I thought I would also add to this ‘theme’ of stress since there seems to be a link between stress and demotivation (becoming paralyzed, overwhelmed, fearful, feel like you’re going to have a nervous breakdown, too much to handle, etc.). Not only does stress weigh you down, but it can affect how you perform those final weeks leading up to your defense-the weeks that really count. Just to put it in perspective, here are the top 10 things that may be causing your demotivation:

  1. You’re demotivated by fear*
  2. You’re demotivated by setting the wrong goals
  3. You’re demotivated by lack of clarity about what you want
  4. You’re demotivated by a values-conflict
  5. You’re demotivated by lack of autonomy
  6. You’re demotivated by lack of a challenge  (or being “over-challenged”)
  7. You’re demotivated by grief
  8. You’re demotivated by loneliness*
  9. You’re demotivated by burn-out*
  10. You’re demotivated by what to do next (or you are distracted.. planning the PhD ‘after party’.. daydreaming)

The full context of these ’10 demotivators’ and how to keep the motivation is outside the scope of this article. But you can read some tips for how to get motivated again here. Additionally, some previous articles, such as 10 Ways to Be A Successful PhD Student and How To Win/Graduate Faster touch on motivation and how to graduate in a timely manner.

What I want to hit on is #1, #8, and #9, since they are the most relevant to PhD students. That isn’t to say that the other 7 points aren’t relevant or have some affect on you, but for the purposes of this article I have picked the tops ones.

Now you may be someone who is very motivated, but is just really stressed out. Or you may be someone who is lacking motivation and is stressed out. Or you may be someone who is highly motivated and has low stress (best-case scenario):

A) If you are very motivated and really stressed out, then you need to find ways to deal with your stress until you defend (see above).

B) If you are someone who is lacking motivation and is stressed out, you will benefit from the additional #1, #8, #9 tips.

C) If you are someone who is highly motivated and has low stress all the way up until your defense, then you’re lucky.

#1) If you are demotivated by fear find out what it is that is haunting you. Write it down. Go through each fear individually. Ask yourself where this thought or fear comes from. Fear can slow you down. It can make you feel lethargic.

If the fear you have is something like “I’m going give a poor thesis defense talk” why are you thinking this? Overcoming a certain fear isn’t exactly easy if it is something that has stuck with you for a long time. Do you know what my fear was? That I wouldn’t be able to answer the questions the audience or my thesis committee members were going to ask me. My fear was that I would embarrass myself and I would bomb a question.

Here is the bottom line: You know more about your project than anyone.

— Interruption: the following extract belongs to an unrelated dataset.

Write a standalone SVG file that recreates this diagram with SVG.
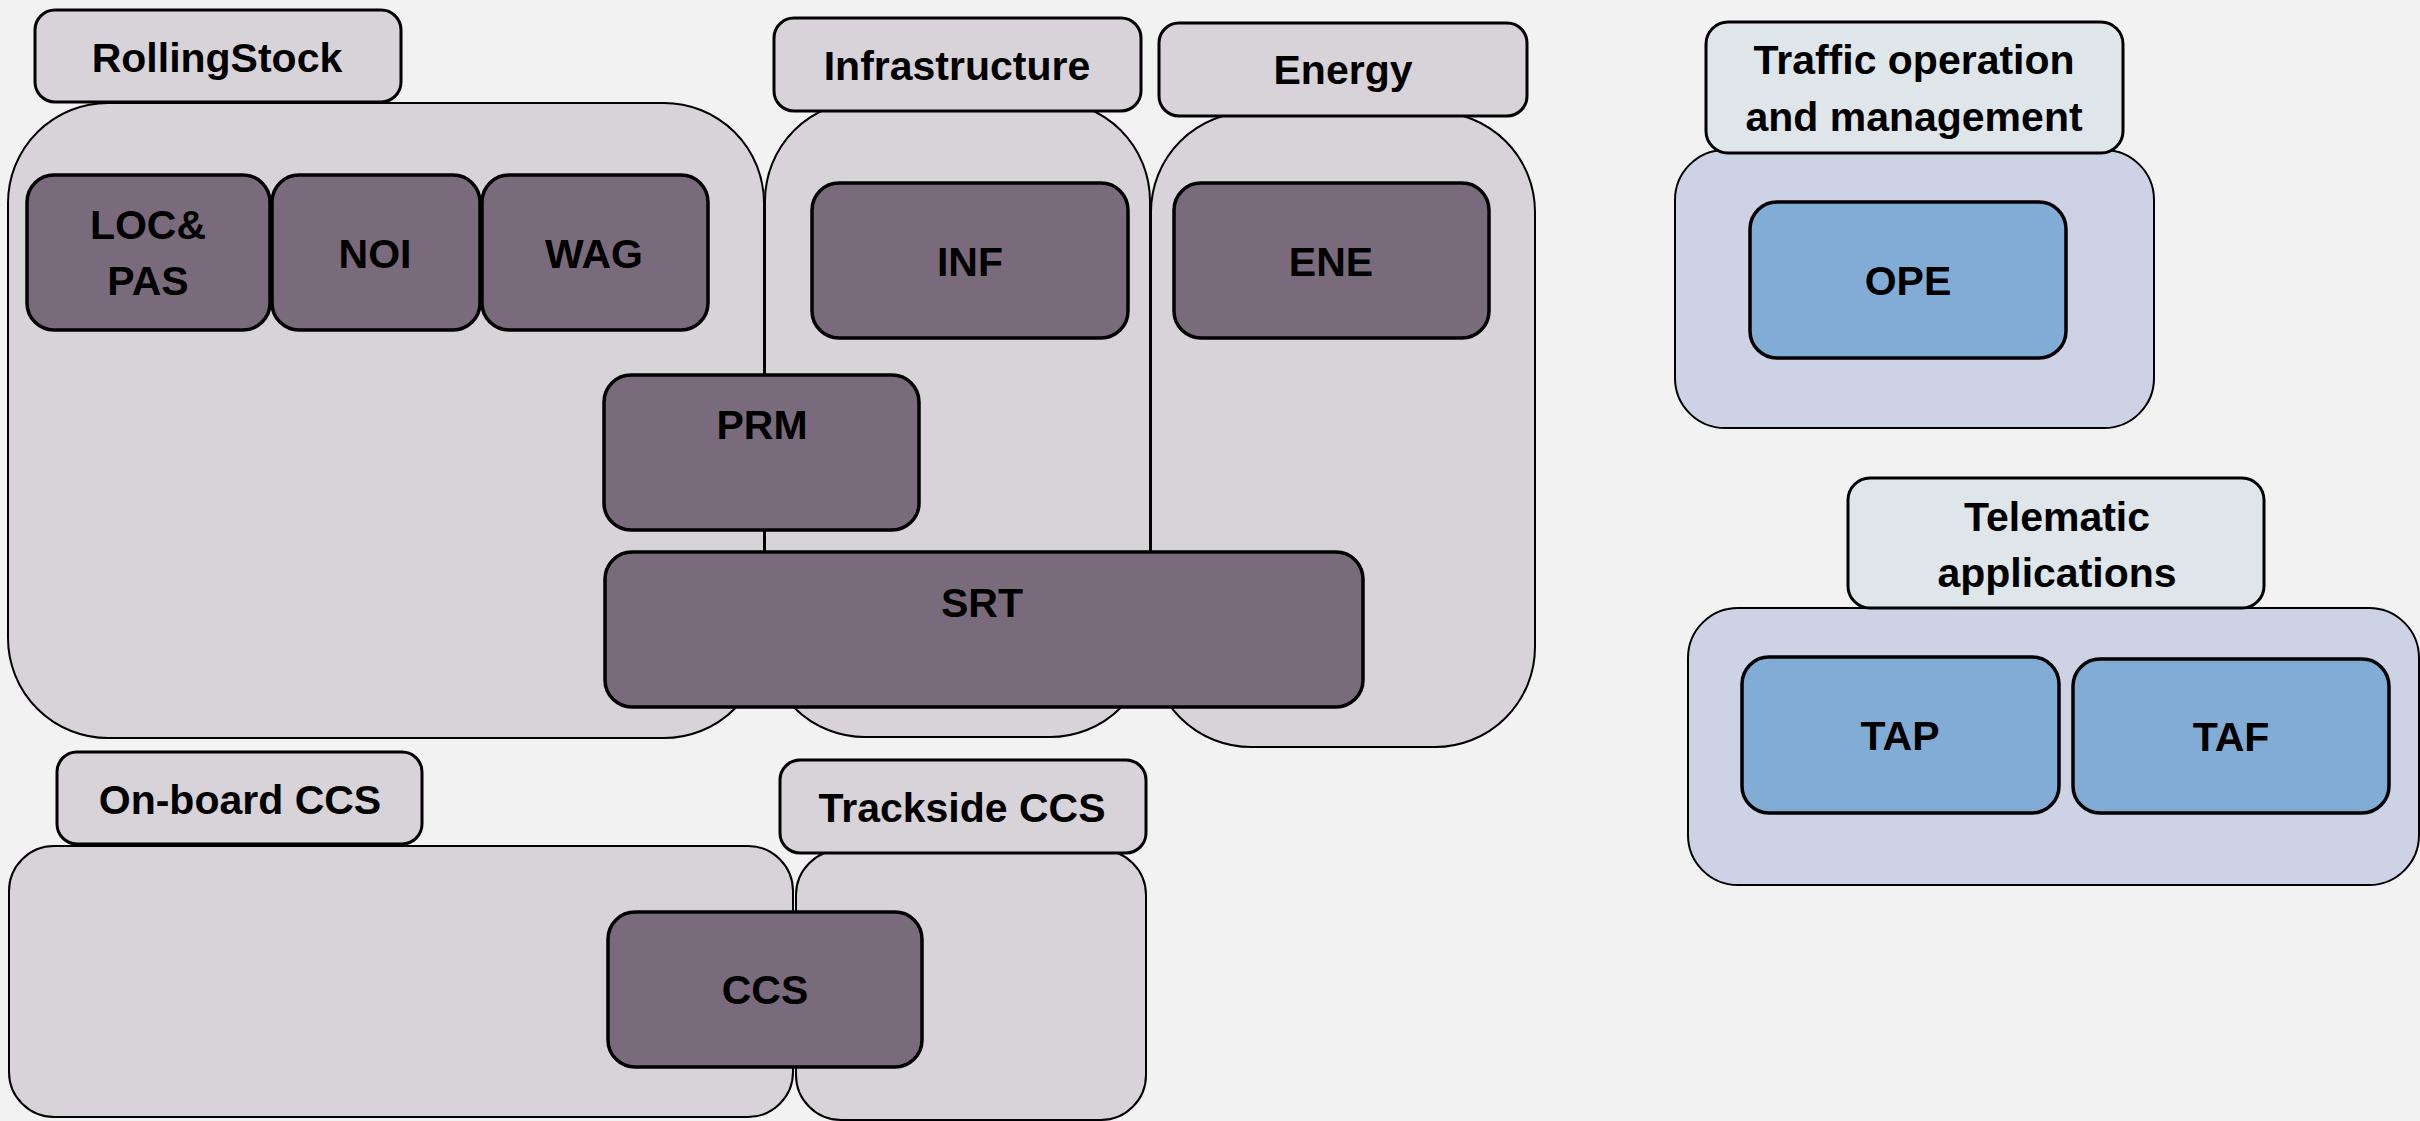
<svg xmlns="http://www.w3.org/2000/svg" width="2420" height="1121" viewBox="0 0 2420 1121">
  <style>
    .grp { fill: #d8d3d9; stroke: #000; stroke-width: 2; }
    .grp-blue { fill: #cdd2e4; stroke: #000; stroke-width: 2; }
    .tag { fill: #d8d3d9; stroke: #000; stroke-width: 3; }
    .tag-blue { fill: #dfe6ea; stroke: #000; stroke-width: 3; }
    .tsi { fill: #796b7c; stroke: #000; stroke-width: 3.5; }
    .tsi-blue { fill: #80acd6; stroke: #000; stroke-width: 3.5; }
    text { font-family: "Liberation Sans", Arial, sans-serif; font-weight: bold; font-size: 41px; fill: #000; text-anchor: middle; }
  </style>
  <rect width="2420" height="1121" fill="#f2f2f2"/>

  <!-- subsystem areas -->
  <g id="area-rollingstock">
    <rect class="grp" x="8" y="103" width="756" height="635" rx="100" ry="100"/>
  </g>
  <g id="area-infrastructure">
    <rect class="grp" x="765" y="101" width="385" height="636" rx="100" ry="100"/>
  </g>
  <g id="area-energy">
    <rect class="grp" x="1151" y="112" width="384" height="635" rx="100" ry="100"/>
  </g>
  <g id="area-onboard-ccs">
    <rect class="grp" x="9" y="846" width="784" height="271" rx="45" ry="45"/>
  </g>
  <g id="area-trackside-ccs">
    <rect class="grp" x="796" y="850" width="350" height="270" rx="45" ry="45"/>
  </g>
  <g id="area-traffic">
    <rect class="grp-blue" x="1675" y="150" width="479" height="278" rx="50" ry="50"/>
  </g>
  <g id="area-telematic">
    <rect class="grp-blue" x="1688" y="608" width="731" height="277" rx="50" ry="50"/>
  </g>

  <!-- area titles -->
  <g id="title-rollingstock">
    <rect class="tag" x="35" y="10" width="366" height="92" rx="20" ry="20"/>
    <text x="217" y="72">RollingStock</text>
  </g>
  <g id="title-infrastructure">
    <rect class="tag" x="774" y="18" width="367" height="93" rx="20" ry="20"/>
    <text x="957" y="80">Infrastructure</text>
  </g>
  <g id="title-energy">
    <rect class="tag" x="1159" y="23" width="368" height="93" rx="20" ry="20"/>
    <text x="1343" y="84">Energy</text>
  </g>
  <g id="title-onboard-ccs">
    <rect class="tag" x="57" y="752" width="365" height="92" rx="20" ry="20"/>
    <text x="240" y="814">On-board CCS</text>
  </g>
  <g id="title-trackside-ccs">
    <rect class="tag" x="780" y="760" width="366" height="93" rx="20" ry="20"/>
    <text x="962" y="822">Trackside CCS</text>
  </g>
  <g id="title-traffic">
    <rect class="tag-blue" x="1706" y="22" width="417" height="131" rx="22" ry="22"/>
    <text x="1914" y="74">Traffic operation</text>
    <text x="1914" y="131">and management</text>
  </g>
  <g id="title-telematic">
    <rect class="tag-blue" x="1848" y="478" width="416" height="130" rx="22" ry="22"/>
    <text x="2057" y="531">Telematic</text>
    <text x="2057" y="587">applications</text>
  </g>

  <!-- TSI blocks -->
  <g id="tsi-locpas">
    <rect class="tsi" x="27" y="175" width="243" height="155" rx="27" ry="27"/>
    <text x="148" y="239">LOC&amp;</text>
    <text x="148" y="295">PAS</text>
  </g>
  <g id="tsi-noi">
    <rect class="tsi" x="272" y="175" width="208" height="155" rx="27" ry="27"/>
    <text x="375" y="268">NOI</text>
  </g>
  <g id="tsi-wag">
    <rect class="tsi" x="482" y="175" width="226" height="155" rx="27" ry="27"/>
    <text x="594" y="268">WAG</text>
  </g>
  <g id="tsi-inf">
    <rect class="tsi" x="812" y="183" width="316" height="155" rx="27" ry="27"/>
    <text x="970" y="276">INF</text>
  </g>
  <g id="tsi-ene">
    <rect class="tsi" x="1174" y="183" width="315" height="155" rx="27" ry="27"/>
    <text x="1331" y="276">ENE</text>
  </g>
  <g id="tsi-prm">
    <rect class="tsi" x="604" y="375" width="315" height="155" rx="27" ry="27"/>
    <text x="762" y="439">PRM</text>
  </g>
  <g id="tsi-srt">
    <rect class="tsi" x="605" y="552" width="758" height="155" rx="27" ry="27"/>
    <text x="982" y="617">SRT</text>
  </g>
  <g id="tsi-ccs">
    <rect class="tsi" x="608" y="912" width="314" height="155" rx="27" ry="27"/>
    <text x="765" y="1004">CCS</text>
  </g>
  <g id="tsi-ope">
    <rect class="tsi-blue" x="1750" y="202" width="316" height="156" rx="27" ry="27"/>
    <text x="1908" y="295">OPE</text>
  </g>
  <g id="tsi-tap">
    <rect class="tsi-blue" x="1742" y="657" width="317" height="156" rx="27" ry="27"/>
    <text x="1900" y="750">TAP</text>
  </g>
  <g id="tsi-taf">
    <rect class="tsi-blue" x="2073" y="659" width="316" height="154" rx="27" ry="27"/>
    <text x="2231" y="751">TAF</text>
  </g>
</svg>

This is 5-7 years of your life so you are the expert. If you have a fear then come up with a plan, break it into chunks, and come up with ways to boost your confidence.

Since I was fearful of tough curveball questions that I would be asked, I read many papers and asked myself example ‘oddball’ questions. Then I had my friends/labmates do the same thing. Since you cannot possibly prepare for all the endless questions that you can be asked, you can really only prepare yourself for ‘handling’ questions maybe you ‘sort of know’ but don’t really know. And that is the beauty of the PhD defense- your committee will push you to say, “I don’t know” because in reality you have learned to recognize the barrier of science- as you cannot possibly know everything. And you will hit that ceiling.  But at least with your years of training you will have learned to recognize this and admit what you don’t know-and maybe even make an educated guess/suggest an approach for how you might address the question in the future (if you were faced with it).

When it comes to #8/#9 and dealing with PhD loneliness and burn-out..

If you are lonely/struggling with lack of social life, please read this article about Dealing with the Lack of Social Life in Graduate School, or Maintaining Relationships During Graduate School. Don’t be afraid to take breaks and get out there and be social to keep your sanity! As Dr. Wlodarchak stated, during those two months of writing, life happens too. And you should let it happen. You will feel like someone locked you in a cave and you haven’t seen daylight for weeks. Once your thesis is handed in, that is a huge milestone but remember-it’s not over. But do whatever it takes to unwind, and keep the stress low-even if that means you go out for a night with your friends. Don’t feel guilty for doing this. Many PhD students shut out their social life/friends during those final weeks and months.

Remember at the beginning of this article I said, “What you have to keep in mind is that once you defend, these feelings that you are experiencing now will fade into the background. They become a thing of the past. Yes, it is hard to get through but remember it is only temporary?Therefore feeling burned out or lonely is also temporary. At least once you graduate, you’ll have more free time (hopefully) to make changes in your life and recoop certain ‘losses’ or put your time towards things you always wish you had (but couldn’t).. I can tell you for those who skip the post-doc and go directly into industry working a fulfilling job, this is the case (this will be a future post on the Post-PhD Life).

I myself experienced signs of burnout. But you have to learn to recognize it and fight it. And I pushed through. In fact, I was working a 20+ hour a week internship in industry while writing a thesis, doing paper revisions and experiments, and maintaining tissue culture. And that was for 7 months with 80+ hour weeks.  To this day, these are still the Top 10 Things that got me through and what helped me keep my motivation.

Overall- if you follow some of these tips to keep motivation levels high and your stress levels low, you will increase your chances of successfully defending your PhD and moving on to the next chapter of your life. And yes, the grass is greener on the other side. You will just have to find your own personalized solution to get you there.